El radicalismo en la política ha tomado muchas formas en sus proyectos de ingeniería social utópica en los últimos años; el intento del fascismo y el nazismo de elevar al nacionalismo como forma de culto a la imposición de segmentación étnica, que aspiraba además a la uniformidad y militarización social, o la propuesta comunista de hacer del hombre una pieza sin identidad dentro de un hormiguero basado en una quimérica solidaridad mecánica, como se vio en la sociedad de obreros soviética o en la comunidad de campesinos de Pol Pot.
El contraste entre lo progresivo con lo abrupto y lo reaccionario, se resuelve con su lenguaje respectivo para conseguir la victoria más efectiva: la pérdida de legitimidad. El fanatismo se exacerba hasta el límite de lo indefendible y ahí cae por su propio peso, con la misma premura y torpeza que su revolucionaria voluntad. El Reich de los mil años se convirtió en cenizas y escombros apenas cumplidos los 12 y el muro de Berlín se derrumbó de repente casi al unísono de la inmensidad soviética. El ahogo interno y la animadversión externa fueron tan determinantes como los bombardeos o la carrera nuclear.
Hoy el rostro más importante del radicalismo se desprende de sociedades embebidas en todas sus manifestaciones por el dogma religioso. Pero la correlación interna y externa es polimorfa, por un lado, en los grados del sectarismo, Daesh está en el máximo punto de la escala, donde la teocracia ya no es solo un proyecto ultraconservador y retrogrado, sino que un instrumento de violencia desenfrenada.
Al mismo tiempo, en el seno de Occidente se ven dos caras más en forma de tendencias superficiales: una marcada por la intolerancia generalizadora y otra por la autoculpabilizacion. La idea de discriminación tajante entre civilizaciones es incompatible con los procesos globales, pero también lo es el aprovechamiento ideológico o el facilismo paternalista y comprensivo de conductas, que en el ámbito propio, son criticadas a ultranza.
La intransigencia expresa la impaciente negación de los cursos armónicos y termina siendo su acelerador. La creciente reciprocidad intercultural está modificando muchos procedimientos milenarios, cuestionando inevitablemente tradiciones que parecían indiscutibles. Todo esto estaría desencadenando un trauma que posibilita la germinación del extremismo religioso y la exteriorización del mismo en forma de terrorismo como mecanismo de defensa de valores que inexorablemente se descomponen. Más allá de Atatürk, el esperado maquiavélico mesías que separe por fin la religión islámica de la política, ya ha venido, confusamente multiforme y despacio, pero implacable.

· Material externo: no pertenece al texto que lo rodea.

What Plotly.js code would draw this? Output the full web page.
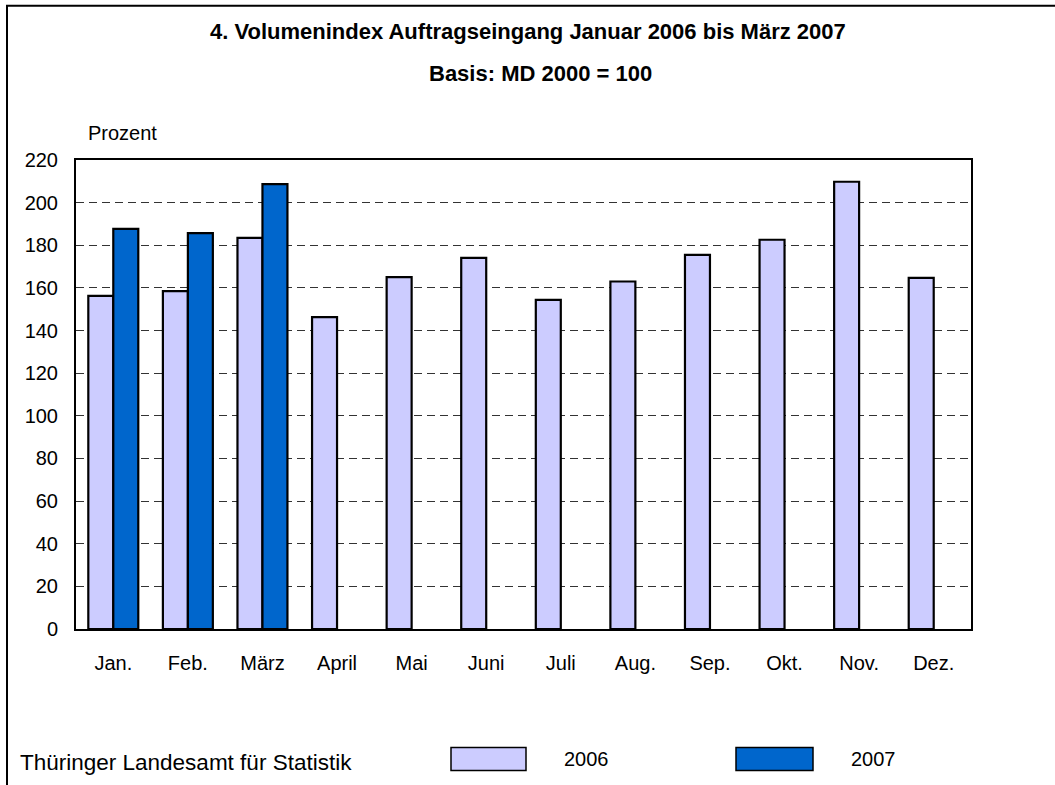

Para resistir las esquirlas de este gran impacto y tramitarlo con eficiencia, ni el mea culpa cristiano ni el “Carthago delenda est” (Cartago debe ser destruida) de Catón son opciones, pero, sin desmedido atavismo, el ejemplo de la antigua Roma es muchas veces útil si se tiene en cuenta su capacidad adaptativa de sincretismo y gatopardismo, la cual estaba apoyada sobre un gran pragmatismo tendiente en cierta manera a la ingeniería social gradual que defendía Karl Popper. Así lo resumió Virgilio: “Fue una tarea difícil fundar Roma”.
El temple del futuro emite la constante y rotunda interpelación que despoja de legitimidad al fundamentalismo, mientras denuncia a su amparo cultural e ideológico como a su intolerante o justificante atizado exterior. Una pregunta como la que Cicerón dirigió en el senado al revolucionario Catilina: “¿Hasta cuándo abusarás de nuestra paciencia, Catilina?”. Una pregunta que inocula de vergüenza y deja al individuo desnudo y sin refugios, ya que como decía Julio César: “Los hombres casi siempre creen de buena gana lo que quieren”.